Anybody on the sidelines may regret it big time
Dec 01, 2022Good morning!
I’ve been a lone voice in the wilderness for months, saying that the markets will “take off like a rocket” when the Fed even hints at a pause or a slowdown in the pace at which it’s hiking rates.
Yesterday, that happened.
The S&P 500 jumped 3.1% while the Dow and the Nasdaq tacked on 2.2% and 4.4%, respectively.
What's next?
Here’s my playbook.
What's next: There are 2 possibilities
Big market moves used to be momentum driven back in the day, but now they’re a function of computers trading so fast that humans can’t keep up.
What happens next:
- Digestion—meaning some sideways/upside drift would be normal. We’ll see this if there’s still money on the sidelines and the 10-year remains stable.
- Profit taking—The shorts got scorched yesterday, so there’s probably not a lot of positional profit taking up for grabs today. The more likely action is computers rebalancing and re-arbitraging risk if it happens. Again the 10-year is key; if rates jump a skosh, then the selling resumes. If they’re stable, upside drift continues.
What to do. I suggest sitting still. The last place you want to be is on the menu when clearly being at the table is the priority. If you’ve been following along—and I hope you have—you’ve already got some nice choices (stocks) on your plate.
Zuckerberg whines about Apple
El Zucko says Apple’s app store policies are not sustainable. (Read)
That’s rich.
Let’s get real. The only reason he is griping is because he is no longer in the driver’s seat, and Apple’s CEO Tim Cook is. Apple’s privacy changes put a multi-billion dent in Meta’s business that’s only going to get worse. Google may well get caught in the crossfire too.
MyPOV: I still think Meta’s done for and may drop as low as $50 a share. Apple, on the other hand, is going to return to $200 a share a lot sooner than most people think.
Robocop just got real
What’s happening. San Francisco’s Board of Supervisors just voted to let the police use robots that can kill. The SFPD does not operate lethal robots yet, but that’s probably not long away.
I don’t know whether to be terrified or thrilled. I understand both sides of the argument intimately, having served as a reserve officer in my younger days. The knowledge that I may have to take a life or have mine taken every day I went to work was daunting.

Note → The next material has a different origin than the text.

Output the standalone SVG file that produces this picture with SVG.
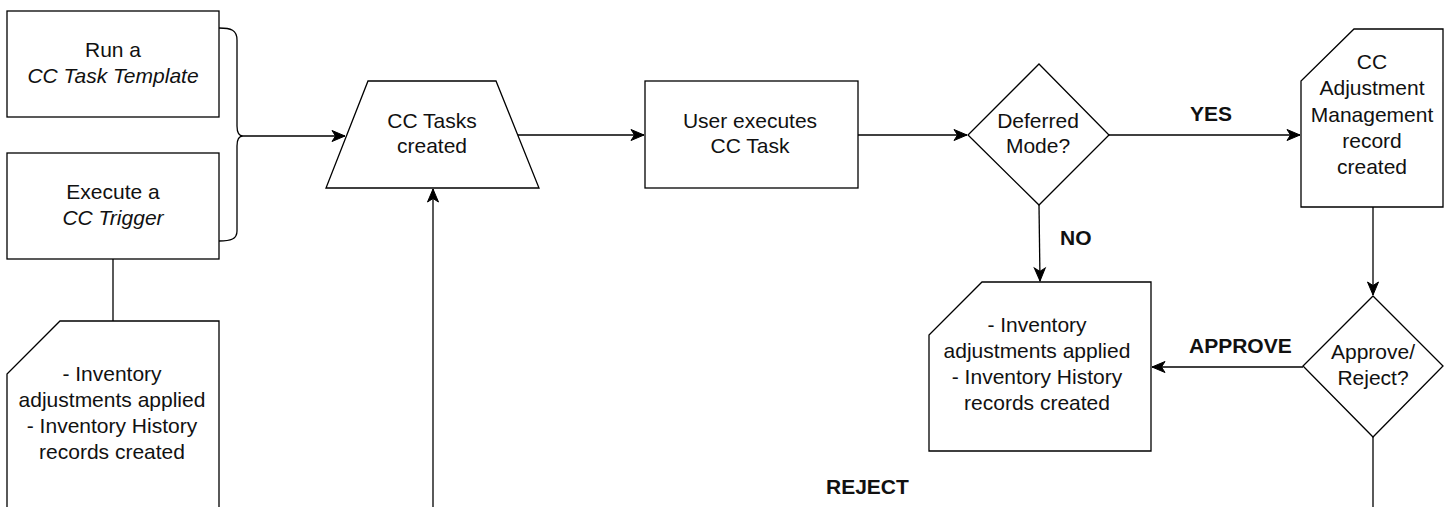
<svg xmlns="http://www.w3.org/2000/svg" width="1449" height="507" viewBox="0 0 1449 507">
<style>
.s{fill:#fff;stroke:#000;stroke-width:1.3}
.c{fill:none;stroke:#000;stroke-width:1.3}
.t{font-family:"Liberation Sans",Arial,Helvetica,sans-serif;font-size:21px;fill:#111;text-anchor:middle}
.i{font-style:italic}
.b{font-family:"Liberation Sans",Arial,Helvetica,sans-serif;font-size:21px;font-weight:bold;fill:#111}
</style>
<defs>
<marker id="ah" markerUnits="userSpaceOnUse" markerWidth="14" markerHeight="12" refX="13" refY="6" orient="auto" overflow="visible">
<path d="M0,0.5 L13,6 L0,11.5 L3.5,6 Z" fill="#000" stroke="#000" stroke-width="1"/>
</marker>
</defs>
<rect width="1449" height="507" fill="#fff"/>

<g id="connectors">
<path class="c" d="M219,28 C231,28 237,30 237,40 L237,126 C237,132 239,136 243,136 C239,136 237,140 237,146 L237,231 C237,239 231,241 219,241"/>
<path class="c" d="M243,136 L345,136" marker-end="url(#ah)"/>
<path class="c" d="M113,259 L113,321"/>
<path class="c" d="M433,510 L433,189" marker-end="url(#ah)"/>
<path class="c" d="M518,135 L644,135" marker-end="url(#ah)"/>
<path class="c" d="M858,135 L967,135" marker-end="url(#ah)"/>
<path class="c" d="M1109,135 L1300,135" marker-end="url(#ah)"/>
<path class="c" d="M1039,205 L1040,281" marker-end="url(#ah)"/>
<path class="c" d="M1373,207 L1373,295" marker-end="url(#ah)"/>
<path class="c" d="M1303,367 L1152,367" marker-end="url(#ah)"/>
<path class="c" d="M1373,437 L1373,510"/>
<text class="b" x="1211" y="121" text-anchor="middle">YES</text>
<text class="b" x="1060" y="245">NO</text>
<text class="b" x="1189" y="353">APPROVE</text>
<text class="b" x="826" y="494">REJECT</text>
</g>

<g id="run-template">
<rect class="s" x="7" y="11" width="212" height="106"/>
<text class="t" x="113" y="57">Run a</text>
<text class="t i" x="113" y="83">CC Task Template</text>
</g>

<g id="execute-trigger">
<rect class="s" x="7" y="153" width="212" height="106"/>
<text class="t" x="113" y="199">Execute a</text>
<text class="t i" x="113" y="225">CC Trigger</text>
</g>

<g id="inventory-left">
<path class="s" d="M60,321 L219,321 L219,512 L7,512 L7,374 Z"/>
<text class="t" x="112" y="381">- Inventory</text>
<text class="t" x="112" y="407">adjustments applied</text>
<text class="t" x="112" y="433">- Inventory History</text>
<text class="t" x="112" y="459">records created</text>
</g>

<g id="tasks-created">
<path class="s" d="M368,81 L496,81 L539,188 L326,188 Z"/>
<text class="t" x="432" y="128">CC Tasks</text>
<text class="t" x="432" y="153">created</text>
</g>

<g id="user-executes">
<rect class="s" x="645" y="81" width="213" height="107"/>
<text class="t" x="750" y="128">User executes</text>
<text class="t" x="750" y="153">CC Task</text>
</g>

<g id="deferred-mode">
<path class="s" d="M1039,64 L1109,135 L1039,205 L968,135 Z"/>
<text class="t" x="1038" y="128">Deferred</text>
<text class="t" x="1038" y="153">Mode?</text>
</g>

<g id="adjustment-record">
<path class="s" d="M1354,29 L1443,29 L1443,207 L1301,207 L1301,81 Z"/>
<text class="t" x="1372" y="69">CC</text>
<text class="t" x="1372" y="95">Adjustment</text>
<text class="t" x="1372" y="122">Management</text>
<text class="t" x="1372" y="148">record</text>
<text class="t" x="1372" y="174">created</text>
</g>

<g id="inventory-middle">
<path class="s" d="M982,282 L1151,282 L1151,451 L929,451 L929,335 Z"/>
<text class="t" x="1037" y="332">- Inventory</text>
<text class="t" x="1037" y="358">adjustments applied</text>
<text class="t" x="1037" y="384">- Inventory History</text>
<text class="t" x="1037" y="410">records created</text>
</g>

<g id="approve-reject">
<path class="s" d="M1373,296 L1443,366 L1373,437 L1303,366 Z"/>
<text class="t" x="1373" y="359">Approve/</text>
<text class="t" x="1373" y="385">Reject?</text>
</g>
</svg>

Investing implications. The world is only going to get more digital, not less. That speaks to more chips, more AI, and better data security, especially when it comes to potentially lethal law enforcement. All three are themes we’re already tracking in One Bar Ahead®. Upgrade to paid
Mobius says bitcoin could crash to $10,000
Dr. Mark Mobius told CNBC that Bitcoin could crash to $10,000, even though he expects it to hover around $17,000.
I agree.
Why you should listen even if you don’t own Bitcoin. Dr. Mobius is one of the foremost global investors and an expert when it comes to identifying broad sweeping moves that can make or break your portfolio. He’s also a mentor, so I know from personal experience that he doesn’t make comments like this lightly.
If Bitcoin does crash, that’ll bring speculative energy back to gold and other commodities. My question is how much of that remains after the FTX debacle. My guess is not a lot, considering more than $1.3 trillion has gotten vaporized in recent weeks.
Still, might make sense to buy a little gold.
Is inflation slowing down at last?
The core personal consumption expenditures price index, a key Fed measure excluding food and energy, rose 0.2% for the month, which is less than the 0.3% expected.
Has inflation peaked? That’s what the markets are hoping for and why the prospect of a sharp rally is far more real than most people understand.
Be in to win or you won’t… win!
Oh, and keep in mind that inflation is still running at 5%+ a year. 🤦♂️
Bottom Line
Investing is boring until it starts to pay for your life.
Trading is boring until you get good at it.
Embrace boring.
As always, let’s get out there and MAKE it a great day!